Much of the media content presently available to consumers, such as entertainment content in the form of music, videos, and games, for example, can be provided as highly immersive, multimodal sensory experiences, using state of the art visual, sound and tracking systems. However, and despite the recognized potential for haptic feedback to further enhance the experience of consumers of these types of media content, haptic effects have heretofore been provided as an adjunct to media content in a relatively limited and inflexible manner. Furthermore, despite the proliferation of personal computing and communication devices enabling consumers to continuously interact with various types of media content while working, studying, exercising, or performing errands, for example, there is no infrastructure presently available to allow those consumers to create, modify, and share haptic effects associated the media content they enjoy.
Haptic technology, or haptics, is a tactile feedback technology, which recreates a sense, such as a sense of touch by generating or applying haptic effects, e.g. forces, vibrations or motions to a user. It has been described as doing for the sense of touch what computer graphics does for vision. Haptic devices may also incorporate tactile sensors that measure forces exerted by the user on the interface.
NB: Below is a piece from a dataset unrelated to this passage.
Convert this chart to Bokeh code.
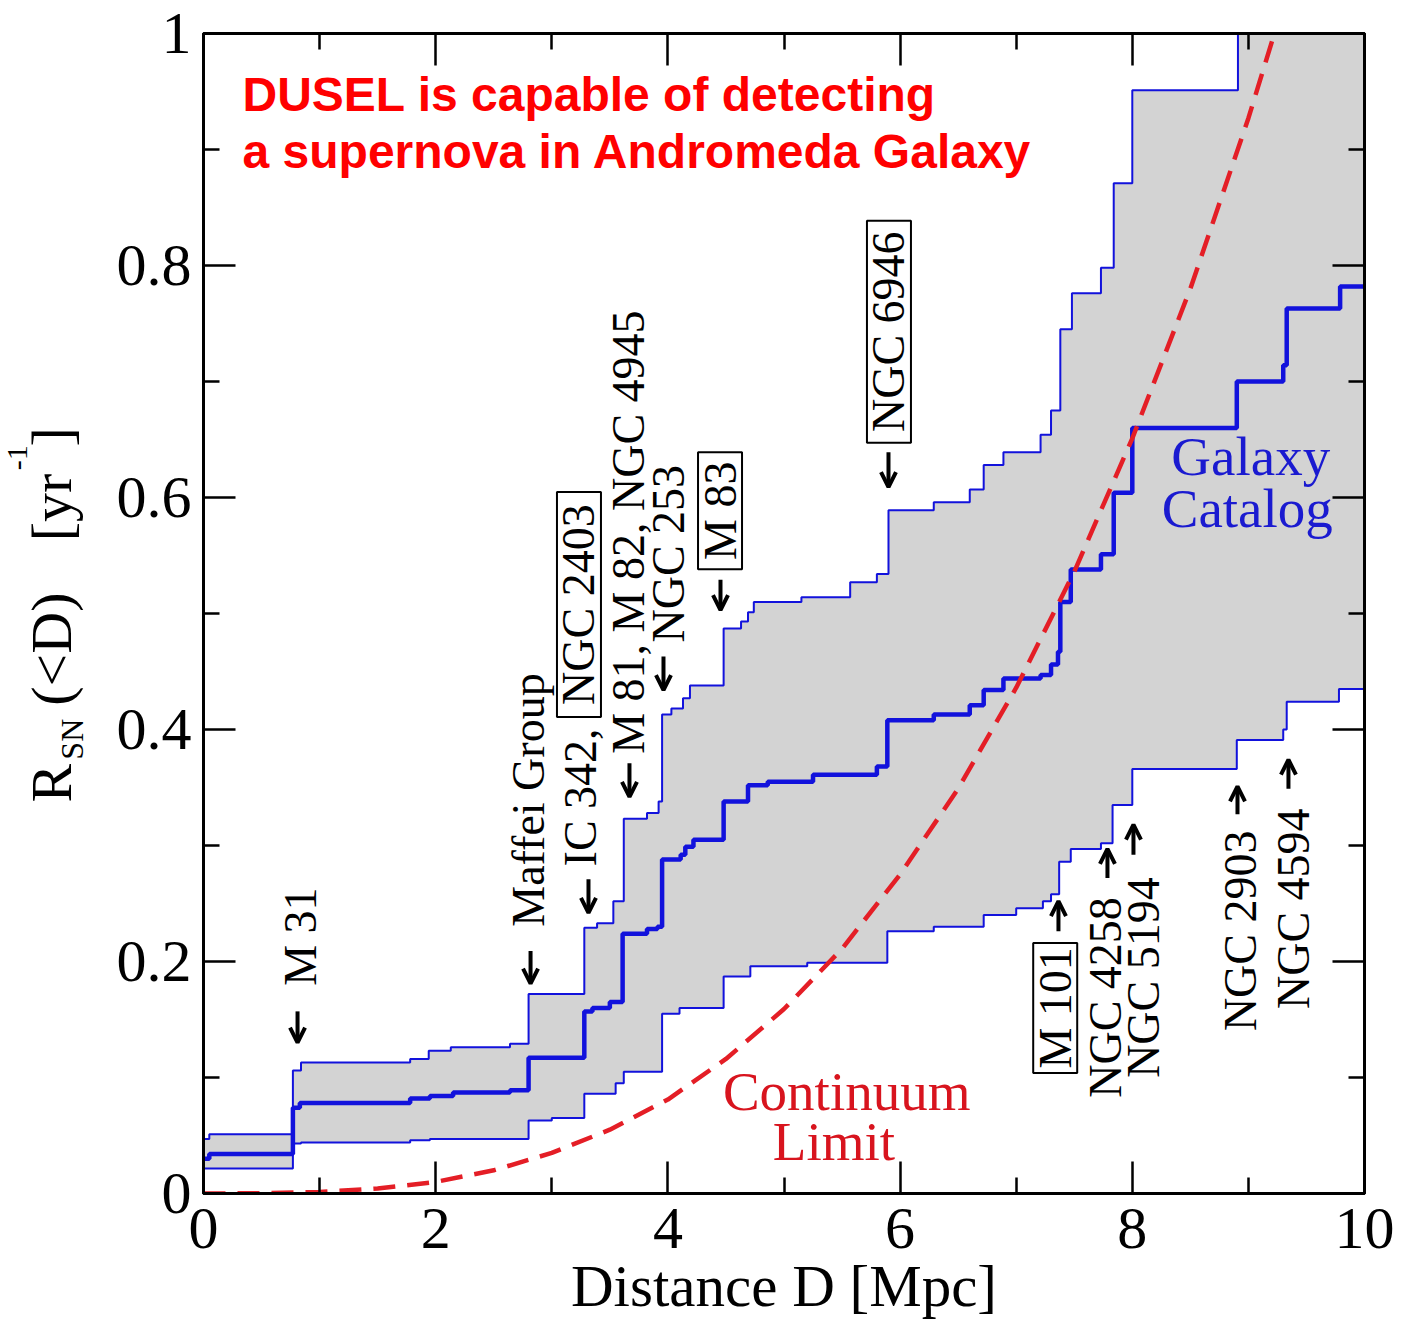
import math

from bokeh.core.properties import value
from bokeh.embed import file_html
from bokeh.layouts import row
from bokeh.models import Arrow, FixedTicker, Label, LinearAxis, OpenHead, Range1d
from bokeh.plotting import figure
from bokeh.resources import INLINE

# ---------------------------------------------------------------------------
# Cumulative supernova rate R_SN(<D) from the galaxy catalog (step curves).
# Each value holds from its distance up to the next distance.
# ---------------------------------------------------------------------------
upper_D = [0, 0.05, 0.77, 0.84, 1.78, 1.94, 2.13, 2.64, 2.8, 3.28, 3.39, 3.53,
           3.62, 3.82, 3.92, 3.95, 4.03, 4.13, 4.19, 4.48, 4.63, 4.69, 4.74,
           5.15, 5.57, 5.8, 5.9, 6.29, 6.6, 6.72, 6.89, 7.21, 7.3, 7.38, 7.48,
           7.73, 7.84, 8.0, 8.91, 10]
upper_R = [0.047, 0.051, 0.106, 0.113, 0.116, 0.123, 0.126, 0.129, 0.172,
           0.229, 0.233, 0.252, 0.323, 0.328, 0.338, 0.413, 0.418, 0.427,
           0.438, 0.487, 0.493, 0.501, 0.51, 0.514, 0.527, 0.534, 0.589,
           0.596, 0.607, 0.628, 0.639, 0.654, 0.675, 0.745, 0.776, 0.798,
           0.871, 0.951, 1.05, 1.05]

middle_D = [0, 0.05, 0.77, 0.83, 1.78, 1.95, 2.15, 2.64, 2.8, 3.28, 3.35, 3.5,
            3.61, 3.82, 3.91, 3.95, 4.11, 4.15, 4.22, 4.48, 4.69, 4.86, 5.25,
            5.8, 5.89, 6.29, 6.6, 6.72, 6.89, 7.21, 7.3, 7.36, 7.38, 7.47,
            7.73, 7.84, 8.0, 8.9, 9.3, 9.33, 9.79, 10]
middle_R = [0.030, 0.034, 0.074, 0.078, 0.082, 0.084, 0.087, 0.089, 0.117,
            0.157, 0.160, 0.165, 0.224, 0.228, 0.230, 0.288, 0.292, 0.299,
            0.305, 0.338, 0.352, 0.355, 0.361, 0.368, 0.408, 0.413, 0.421,
            0.434, 0.444, 0.447, 0.456, 0.467, 0.51, 0.538, 0.551, 0.604,
            0.66, 0.70, 0.714, 0.763, 0.782, 0.782]

lower_D = [0, 0.77, 0.84, 1.78, 1.95, 2.8, 3.0, 3.28, 3.55, 3.62, 3.95, 4.1,
           4.48, 4.71, 5.2, 5.89, 6.29, 6.72, 7.0, 7.23, 7.3, 7.37, 7.47, 7.73,
           7.83, 8.0, 8.9, 9.3, 9.33, 9.78, 10]
lower_R = [0.0215, 0.043, 0.044, 0.046, 0.047, 0.063, 0.065, 0.086, 0.095,
           0.105, 0.155, 0.160, 0.187, 0.196, 0.199, 0.226, 0.230, 0.240,
           0.246, 0.252, 0.258, 0.286, 0.297, 0.302, 0.335, 0.366, 0.391,
           0.400, 0.424, 0.435, 0.435]

# Continuum limit
cont_D = [0, 0.5, 1, 1.5, 2, 2.5, 3, 3.5, 4, 4.5, 5, 5.5, 6, 6.5, 7, 7.5, 8,
          8.5, 9, 9.5]
cont_R = [0, 0.0002, 0.0013, 0.0043, 0.010, 0.020, 0.035, 0.055, 0.081, 0.116,
          0.159, 0.211, 0.275, 0.349, 0.436, 0.536, 0.651, 0.780, 0.927, 1.09]

# Nearby galaxies marked along the curves (plain and boxed names)
plain_names = ["M 31", "Maffei Group", "IC 342,", "M 81, M 82, NGC 4945",
               "NGC 253", "NGC 4258", "NGC 5194", "NGC 2903", "NGC 4594"]
boxed_names = ["NGC 2403", "M 83", "NGC 6946", "M 101"]

x_ticks = [0, 2, 4, 6, 8, 10]
x_minor = [1, 3, 5, 7, 9]
y_ticks = [0, 0.2, 0.4, 0.6, 0.8, 1.0]
y_minor = [0.1, 0.3, 0.5, 0.7, 0.9]
y_tick_labels = ["0", "0.2", "0.4", "0.6", "0.8", "1"]

SERIF = "Liberation Serif"
BLUE = "#1212dc"
RED = "#e41e26"
TOP, BOTTOM = 33, 133


def step_path(d, r):
    xs, ys = [], []
    for i in range(len(d) - 1):
        xs += [d[i], d[i + 1]]
        ys += [r[i], r[i]]
    return xs, ys


# ---------------------------------------------------------------- main panel
yr = Range1d(0, 1)
p = figure(width=1303, height=1326, output_backend="svg", toolbar_location=None,
           x_range=Range1d(0, 10), y_range=yr,
           min_border_left=103, min_border_right=39, min_border_top=TOP,
           min_border_bottom=BOTTOM)
p.grid.visible = False
p.outline_line_color = "black"
p.outline_line_width = 3
p.background_fill_color = "white"
p.border_fill_color = "white"

# band between the bounding curves
ux, uy = step_path(upper_D, upper_R)
lx, ly = step_path(lower_D, lower_R)
mx, my = step_path(middle_D, middle_R)
p.patch(ux + lx[::-1], uy + ly[::-1], fill_color="#d3d3d3", line_color=None)
p.line(ux, uy, line_color=BLUE, line_width=2)
p.line(lx, ly, line_color=BLUE, line_width=2)
p.line(mx, my, line_color=BLUE, line_width=4.5)

p.line(cont_D, cont_R, line_color=RED, line_width=4.5, line_dash="22 12")

# axes on all four sides, ticks pointing inward
xt = FixedTicker(ticks=x_ticks, minor_ticks=x_minor)
yt = FixedTicker(ticks=y_ticks, minor_ticks=y_minor)
p.below[0].ticker = xt
p.left[0].ticker = yt
p.left[0].major_label_overrides = {t: s for t, s in zip(y_ticks, y_tick_labels)}
top_axis = LinearAxis(ticker=xt)
right_axis = LinearAxis(ticker=yt)
p.add_layout(top_axis, "above")
p.add_layout(right_axis, "right")
for ax in [p.below[0], p.left[0], top_axis, right_axis]:
    ax.axis_line_width = 3
    ax.axis_line_color = "black"
    ax.major_tick_in = 32
    ax.major_tick_out = 0
    ax.minor_tick_in = 16
    ax.minor_tick_out = 0
    ax.major_tick_line_width = 2.5
    ax.minor_tick_line_width = 2.5
    ax.major_label_text_font = SERIF
    ax.major_label_text_font_size = "60px"
    ax.major_label_text_color = "black"
for ax in [top_axis, right_axis]:
    ax.major_label_text_font_size = "1px"
    ax.major_label_text_color = None
    ax.major_label_standoff = 0
p.left[0].major_label_standoff = 12

xax = p.below[0]
xax.major_label_standoff = 15
xax.axis_label = "Distance D [Mpc]"
xax.axis_label_text_font = SERIF
xax.axis_label_text_font_size = "59px"
xax.axis_label_text_font_style = "normal"
xax.axis_label_text_color = "black"
xax.axis_label_standoff = 2

# headline
for txt, yy in [("DUSEL is capable of detecting", 0.9476),
                ("a supernova in Andromeda Galaxy", 0.8985)]:
    p.add_layout(Label(x=0.336, y=yy, text=txt, text_font="Liberation Sans",
                       text_font_style="bold", text_font_size="48px",
                       text_color="#ff0000", text_baseline="alphabetic"))

# curve captions
for txt, xx, yy in [("Galaxy", 9.02, 0.6354), ("Catalog", 8.99, 0.5907)]:
    p.add_layout(Label(x=xx, y=yy, text=txt, text_font=SERIF, text_font_size="55px",
                       text_color="#1a1ad0", text_align="center",
                       text_baseline="alphabetic"))
for txt, xx, yy in [("Continuum", 5.54, 0.0877), ("Limit", 5.43, 0.0447)]:
    p.add_layout(Label(x=xx, y=yy, text=txt, text_font=SERIF, text_font_size="55px",
                       text_color="#d8141e", text_align="center",
                       text_baseline="alphabetic"))

# galaxy names, rotated to read upward
plain_pos = [(0.835, 0.179), (2.80, 0.230), (3.247, 0.282), (3.66, 0.379),
             (4.005, 0.475), (7.769, 0.0825), (8.096, 0.0997), (8.932, 0.140),
             (9.389, 0.159)]
for name, (xx, yy) in zip(plain_names, plain_pos):
    p.add_layout(Label(x=xx, y=yy, text=name, angle=math.pi / 2, text_font=SERIF,
                       text_font_size="46px", text_color="black",
                       text_align="left", text_baseline="middle"))

boxed_pos = [(3.234, 0.5077), (4.449, 0.5886), (5.904, 0.7429), (7.336, 0.160)]
box_len = [225, 117, 222, 130]
p.rect([b[0] for b in boxed_pos], [b[1] for b in boxed_pos], width=44,
       height=box_len, width_units="screen", height_units="screen",
       fill_color=None, line_color="black", line_width=2)
for name, (xx, yy) in zip(boxed_names, boxed_pos):
    p.add_layout(Label(x=xx, y=yy, text=name, angle=math.pi / 2, text_font=SERIF,
                       text_font_size="46px", text_color="black",
                       text_align="center", text_baseline="middle"))

down_arrows = [(0.81, 0.157, 0.130), (2.817, 0.209, 0.181), (3.316, 0.271, 0.242),
               (3.669, 0.371, 0.342), (3.962, 0.463, 0.434), (4.453, 0.529, 0.503),
               (5.90, 0.639, 0.609)]
up_arrows = [(7.364, 0.226, 0.252), (7.786, 0.272, 0.297), (8.01, 0.292, 0.318),
             (8.906, 0.327, 0.351), (9.345, 0.349, 0.374)]
for xx, y0, y1 in down_arrows + up_arrows:
    p.add_layout(Arrow(x_start=xx, y_start=y0, x_end=xx, y_end=y1,
                       line_width=4, line_color="black",
                       end=OpenHead(size=15, line_width=4, line_color="black")))

# ------------------------------------------------- y-axis title (left strip)
# shares the vertical range and borders of the main panel, so the pieces of
# the title are placed in the same R units as the plot
ylab = figure(width=100, height=1326, output_backend="svg", toolbar_location=None,
              title=None, x_range=Range1d(0, 100), y_range=yr,
              x_axis_location=None, y_axis_location=None,
              min_border_left=0, min_border_right=0, min_border_top=TOP,
              min_border_bottom=BOTTOM)
ylab.grid.visible = False
ylab.outline_line_color = None
ylab_parts = [("R", 51, 0.337, "58px"), ("SN", 71, 0.374, "32px"),
              ("(<D)", 51, 0.4205, "58px"), ("[yr", 51, 0.5623, "58px"),
              ("-1", 17, 0.6234, "30px"), ("]", 51, 0.644, "58px")]
for txt, xx, yy, fs in ylab_parts:
    ylab.text(x=[xx], y=[yy], text=[txt], angle=math.pi / 2,
              text_font=value(SERIF), text_font_size=value(fs),
              text_align="left", text_baseline="middle", text_color="black")

layout = row(ylab, p, spacing=0)
open("out.html", "w").write(file_html(layout, INLINE))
When compared with so much of the available technology enabling consumers to interact with and use highly sophisticated electronic devices, conventional approaches for producing haptic effects have developed relatively slowly, and typically require the use of expert codes and the participation of experienced and proficient hapticians. These constraints imposed on the authoring of haptic effects have tended to hinder their wider application to the range of media content enjoyed by consumers. Moreover, the present lack of an authoring infrastructure designed to enable average consumers and other novice users to create, modify, and share haptic effects undesirably prevents those consumers and novice users from engaging with available media content in a more creative and participatory way.